> **Aim of the exercise**:
Reproduce the data below in full and exclude every picture.

(Figure scripts)
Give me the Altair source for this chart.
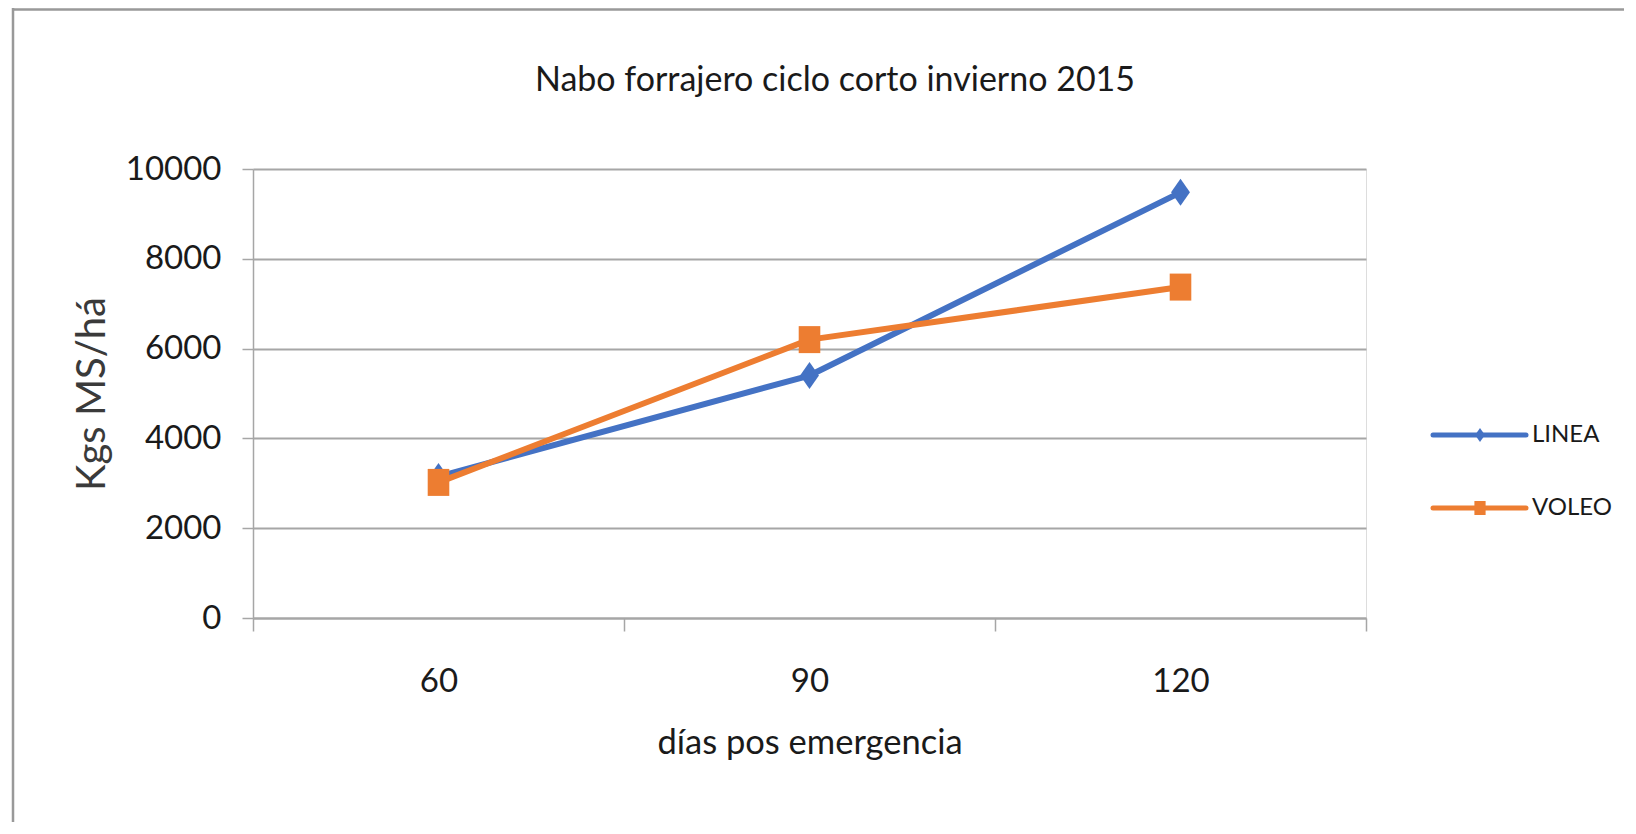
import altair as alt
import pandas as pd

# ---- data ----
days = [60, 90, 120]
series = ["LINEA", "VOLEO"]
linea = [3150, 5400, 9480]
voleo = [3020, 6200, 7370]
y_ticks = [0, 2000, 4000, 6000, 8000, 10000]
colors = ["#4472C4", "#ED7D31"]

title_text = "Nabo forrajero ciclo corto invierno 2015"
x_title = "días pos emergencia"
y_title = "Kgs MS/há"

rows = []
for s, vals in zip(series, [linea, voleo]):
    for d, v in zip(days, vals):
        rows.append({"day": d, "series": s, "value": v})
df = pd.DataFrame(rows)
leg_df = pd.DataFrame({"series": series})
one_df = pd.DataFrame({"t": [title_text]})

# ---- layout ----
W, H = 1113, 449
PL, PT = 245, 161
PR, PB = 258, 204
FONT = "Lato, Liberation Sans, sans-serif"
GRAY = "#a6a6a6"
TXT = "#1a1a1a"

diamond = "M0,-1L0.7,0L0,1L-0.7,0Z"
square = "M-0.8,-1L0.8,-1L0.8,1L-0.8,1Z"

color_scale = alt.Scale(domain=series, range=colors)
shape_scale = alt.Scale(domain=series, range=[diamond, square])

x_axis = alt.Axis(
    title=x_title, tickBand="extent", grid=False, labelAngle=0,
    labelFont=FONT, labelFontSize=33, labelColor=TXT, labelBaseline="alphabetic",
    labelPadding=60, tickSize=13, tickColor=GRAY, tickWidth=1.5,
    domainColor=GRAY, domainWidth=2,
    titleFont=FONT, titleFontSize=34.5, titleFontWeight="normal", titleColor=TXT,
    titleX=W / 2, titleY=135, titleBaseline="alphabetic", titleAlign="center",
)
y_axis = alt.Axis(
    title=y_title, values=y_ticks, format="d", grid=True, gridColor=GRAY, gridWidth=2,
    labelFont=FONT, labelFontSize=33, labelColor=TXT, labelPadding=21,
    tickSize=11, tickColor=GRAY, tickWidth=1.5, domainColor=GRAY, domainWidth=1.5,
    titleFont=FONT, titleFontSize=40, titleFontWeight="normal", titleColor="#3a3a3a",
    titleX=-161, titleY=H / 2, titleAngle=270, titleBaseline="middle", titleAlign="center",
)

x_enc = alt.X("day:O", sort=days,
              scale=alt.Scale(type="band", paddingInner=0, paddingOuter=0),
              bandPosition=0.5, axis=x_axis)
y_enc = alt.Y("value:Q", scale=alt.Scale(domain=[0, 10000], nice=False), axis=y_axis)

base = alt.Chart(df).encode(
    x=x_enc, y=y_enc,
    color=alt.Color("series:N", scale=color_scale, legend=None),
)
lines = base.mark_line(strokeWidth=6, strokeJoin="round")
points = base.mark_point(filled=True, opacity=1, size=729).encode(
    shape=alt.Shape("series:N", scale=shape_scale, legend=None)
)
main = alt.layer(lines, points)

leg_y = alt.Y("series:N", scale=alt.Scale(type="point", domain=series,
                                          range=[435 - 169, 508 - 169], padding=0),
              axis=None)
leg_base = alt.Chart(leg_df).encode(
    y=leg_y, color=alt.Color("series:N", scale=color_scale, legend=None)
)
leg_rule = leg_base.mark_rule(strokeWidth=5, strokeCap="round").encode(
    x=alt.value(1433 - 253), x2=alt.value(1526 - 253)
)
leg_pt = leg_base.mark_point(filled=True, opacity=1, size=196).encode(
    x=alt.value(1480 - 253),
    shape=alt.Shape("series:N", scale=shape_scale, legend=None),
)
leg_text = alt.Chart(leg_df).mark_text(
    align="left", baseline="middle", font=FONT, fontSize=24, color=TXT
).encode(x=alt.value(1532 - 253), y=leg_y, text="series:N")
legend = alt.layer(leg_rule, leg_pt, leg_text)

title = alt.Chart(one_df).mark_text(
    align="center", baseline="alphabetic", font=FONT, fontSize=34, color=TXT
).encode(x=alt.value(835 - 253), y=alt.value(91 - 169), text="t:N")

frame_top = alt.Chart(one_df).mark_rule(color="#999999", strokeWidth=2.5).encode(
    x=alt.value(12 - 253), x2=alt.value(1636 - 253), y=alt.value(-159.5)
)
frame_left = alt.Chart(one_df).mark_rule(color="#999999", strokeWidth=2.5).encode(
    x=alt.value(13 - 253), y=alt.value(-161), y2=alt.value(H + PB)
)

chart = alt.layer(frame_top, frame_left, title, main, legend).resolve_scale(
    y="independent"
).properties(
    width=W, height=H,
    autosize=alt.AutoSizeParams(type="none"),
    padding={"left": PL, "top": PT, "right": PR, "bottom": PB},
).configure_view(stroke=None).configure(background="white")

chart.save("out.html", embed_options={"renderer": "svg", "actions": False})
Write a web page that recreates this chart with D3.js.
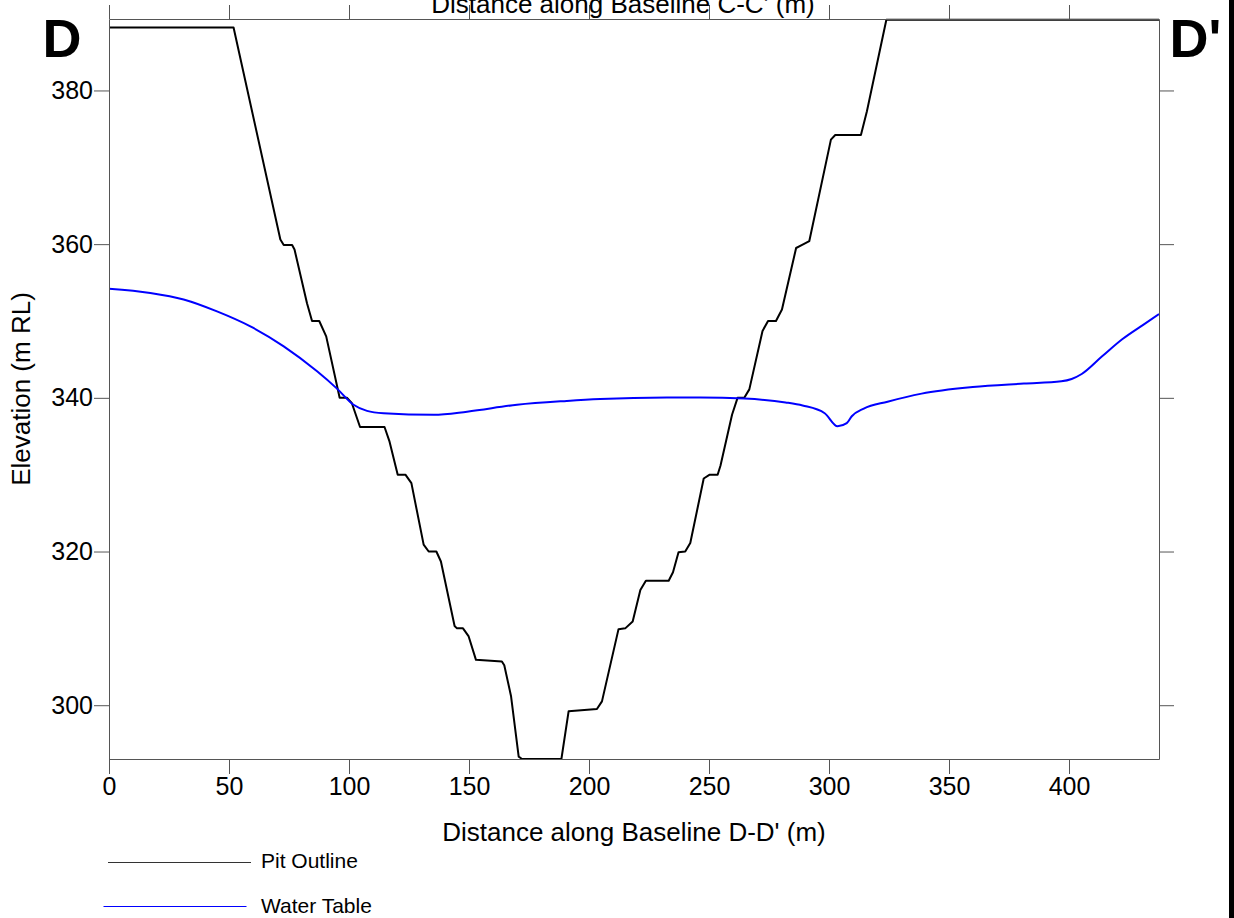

> **Problem solution**:
Give me the Altair source for this chart.
import altair as alt
import pandas as pd

# ---- data ----
days = [60, 90, 120]
series = ["LINEA", "VOLEO"]
linea = [3150, 5400, 9480]
voleo = [3020, 6200, 7370]
y_ticks = [0, 2000, 4000, 6000, 8000, 10000]
colors = ["#4472C4", "#ED7D31"]

title_text = "Nabo forrajero ciclo corto invierno 2015"
x_title = "días pos emergencia"
y_title = "Kgs MS/há"

rows = []
for s, vals in zip(series, [linea, voleo]):
    for d, v in zip(days, vals):
        rows.append({"day": d, "series": s, "value": v})
df = pd.DataFrame(rows)
leg_df = pd.DataFrame({"series": series})
one_df = pd.DataFrame({"t": [title_text]})

# ---- layout ----
W, H = 1113, 449
PL, PT = 245, 161
PR, PB = 258, 204
FONT = "Lato, Liberation Sans, sans-serif"
GRAY = "#a6a6a6"
TXT = "#1a1a1a"

diamond = "M0,-1L0.7,0L0,1L-0.7,0Z"
square = "M-0.8,-1L0.8,-1L0.8,1L-0.8,1Z"

color_scale = alt.Scale(domain=series, range=colors)
shape_scale = alt.Scale(domain=series, range=[diamond, square])

x_axis = alt.Axis(
    title=x_title, tickBand="extent", grid=False, labelAngle=0,
    labelFont=FONT, labelFontSize=33, labelColor=TXT, labelBaseline="alphabetic",
    labelPadding=60, tickSize=13, tickColor=GRAY, tickWidth=1.5,
    domainColor=GRAY, domainWidth=2,
    titleFont=FONT, titleFontSize=34.5, titleFontWeight="normal", titleColor=TXT,
    titleX=W / 2, titleY=135, titleBaseline="alphabetic", titleAlign="center",
)
y_axis = alt.Axis(
    title=y_title, values=y_ticks, format="d", grid=True, gridColor=GRAY, gridWidth=2,
    labelFont=FONT, labelFontSize=33, labelColor=TXT, labelPadding=21,
    tickSize=11, tickColor=GRAY, tickWidth=1.5, domainColor=GRAY, domainWidth=1.5,
    titleFont=FONT, titleFontSize=40, titleFontWeight="normal", titleColor="#3a3a3a",
    titleX=-161, titleY=H / 2, titleAngle=270, titleBaseline="middle", titleAlign="center",
)

x_enc = alt.X("day:O", sort=days,
              scale=alt.Scale(type="band", paddingInner=0, paddingOuter=0),
              bandPosition=0.5, axis=x_axis)
y_enc = alt.Y("value:Q", scale=alt.Scale(domain=[0, 10000], nice=False), axis=y_axis)

base = alt.Chart(df).encode(
    x=x_enc, y=y_enc,
    color=alt.Color("series:N", scale=color_scale, legend=None),
)
lines = base.mark_line(strokeWidth=6, strokeJoin="round")
points = base.mark_point(filled=True, opacity=1, size=729).encode(
    shape=alt.Shape("series:N", scale=shape_scale, legend=None)
)
main = alt.layer(lines, points)

leg_y = alt.Y("series:N", scale=alt.Scale(type="point", domain=series,
                                          range=[435 - 169, 508 - 169], padding=0),
              axis=None)
leg_base = alt.Chart(leg_df).encode(
    y=leg_y, color=alt.Color("series:N", scale=color_scale, legend=None)
)
leg_rule = leg_base.mark_rule(strokeWidth=5, strokeCap="round").encode(
    x=alt.value(1433 - 253), x2=alt.value(1526 - 253)
)
leg_pt = leg_base.mark_point(filled=True, opacity=1, size=196).encode(
    x=alt.value(1480 - 253),
    shape=alt.Shape("series:N", scale=shape_scale, legend=None),
)
leg_text = alt.Chart(leg_df).mark_text(
    align="left", baseline="middle", font=FONT, fontSize=24, color=TXT
).encode(x=alt.value(1532 - 253), y=leg_y, text="series:N")
legend = alt.layer(leg_rule, leg_pt, leg_text)

title = alt.Chart(one_df).mark_text(
    align="center", baseline="alphabetic", font=FONT, fontSize=34, color=TXT
).encode(x=alt.value(835 - 253), y=alt.value(91 - 169), text="t:N")

frame_top = alt.Chart(one_df).mark_rule(color="#999999", strokeWidth=2.5).encode(
    x=alt.value(12 - 253), x2=alt.value(1636 - 253), y=alt.value(-159.5)
)
frame_left = alt.Chart(one_df).mark_rule(color="#999999", strokeWidth=2.5).encode(
    x=alt.value(13 - 253), y=alt.value(-161), y2=alt.value(H + PB)
)

chart = alt.layer(frame_top, frame_left, title, main, legend).resolve_scale(
    y="independent"
).properties(
    width=W, height=H,
    autosize=alt.AutoSizeParams(type="none"),
    padding={"left": PL, "top": PT, "right": PR, "bottom": PB},
).configure_view(stroke=None).configure(background="white")

chart.save("out.html", embed_options={"renderer": "svg", "actions": False})
Write a web page that recreates this chart with D3.js.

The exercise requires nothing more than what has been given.